Lì c'era una storia
Noi lettori appassionati di gialli nordici conosciamo molto bene Fjällbacka. Un paese che prima del 2010, diciamoci la verità, quasi nessuno in Italia aveva sentito nominare, se non gli amanti del cinema e di Ingrid Bergman, attrice che trascorreva giorni di vacanza in questo piccolo luogo turistico.
Un villaggio affacciato sul Mare del Nord molto caratteristico, pulito, ordinato, gradevole, nelle fredde terre di Svezia. Un’idea di mare molto diversa dalla nostra, pur essendo nel sud della penisola scandinava. Il luogo dove l’autrice è cresciuta.
Nel 2010 abbiamo conosciuto i protagonisti di questa serie di successo, con La principessa di ghiaccio (edito già allora da Marsilio). Un inizio cristallinamente bello che porta subito sulla scena Erica Falck, scrittrice, e il poliziotto Patrik Hedström. Erica, in maniera autonoma e a volte al di fuori della legalità, affianca Patrik nelle indagini, spesso precedendolo nelle intuizioni.
A Fjällbacka è arrivato l’autunno e una fitta nebbia grigia si rifiuta di mollare la stretta sulla costa. Anche se la maggior parte dei turisti è già andata via, in paese sono in corso i preparativi per un’importante mostra fotografica: Rolf Stenklo sta per esporre le sue opere più personali. Ma quando mancano solo due giorni all’inaugurazione, qualcuno entra nella galleria e lo uccide.
Si resta incantati di fronte alla sfilata di tipi umani, ognuno con una diversa personalità, ognuno con una diversa maschera, che la Läckberg fa sfilare nella grande festa che occupa la prima parte dell’opera. Nell’assistere a questa variegata folla di personaggi, che si ritrovano ad interagire (e a confliggere) in un ambiente conviviale, appartenenti ad un ceto altoborghese, all’élite intellettuale, non si può fare a meno di tornare col pensiero a certi simili affreschi messi in scena da un’altra regina del mistery: Agatha Christie.
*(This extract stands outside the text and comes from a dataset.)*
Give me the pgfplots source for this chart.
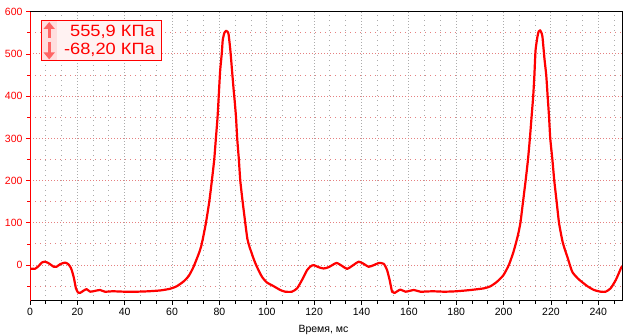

Senza rinunciare a quella vibes, come spesso avviene nei bei romanzi nordici, il tema affrontato da Camilla Läckberg è più vasto. La scrittrice mette in chiaro che il terreno di gioco è un altro: i suoi personaggi hanno infatti i vizi, i tormenti, le passioni tipiche dei nostri anni. Ed ecco quindi che il giallo si dimostra, ancora una volta, il vero genere di indagine sociale dei nostri tempi.
Ma tu sei una scrittrice, e nel loro mondo questo ha la sua importanza, no?
Come in ogni suo romanzo, l’autrice riflette anche su sé stessa, sulla propria opera, e sul proprio ruolo, trattando i diversi modi di essere donna, moglie e madre. Erica è una scrittrice di gialli che sembra soffrire del classico complesso di inferiorità che può colpire gli autori molto apprezzati dal pubblico, ma poco dalla critica: gli scrittori che potremmo definire con un termine infelice ma diffuso, commerciali.
Non so se quelli come Elisabeth e Henning mi considerano una scrittrice. I miei libri sono di facile lettura e piacciono alla gente normale.
Questo è l'amaro commento di Erica sulla sua professione di scrittrice d'intrattenimento. Eppure, proprio la forma mentis che da tale professione le deriva (o forse è il contrario) permetterà ad Erica di iniziare a scoprire le carte che andranno a formare la partita del romanzo.
Erica si avviò verso casa, sprofondata nei suoi pensieri. A metà della salita si girò. Vivian era ancora nella veranda della casetta gialla, lo sguardo perso sul grigiore davanti a lei.
È raro che i gialli nordici ci deludano e quello della Läckberg non fa eccezione: una lettura svelta e piacevolissima, uno stile elegante e scorrevole, una storia su cui riflettere.
Il metodo, anche quello, è collaudato e Camilla Läckberg, che prima di intraprendere la carriera di scrittrice di professione faceva l’economista, lo sa applicare alla perfezione.
Quel che è certo, è che il suo pennello riesce a dipingere una realtà non certo solare, anzi avvolta nelle plumbee nebbie come i luoghi nei quali è ambientata buona parte del libro. Ciononostante, o forse proprio per questo, è impossibile non lasciarsi trascinare e avvolgere dall'aspra bruma scandinava.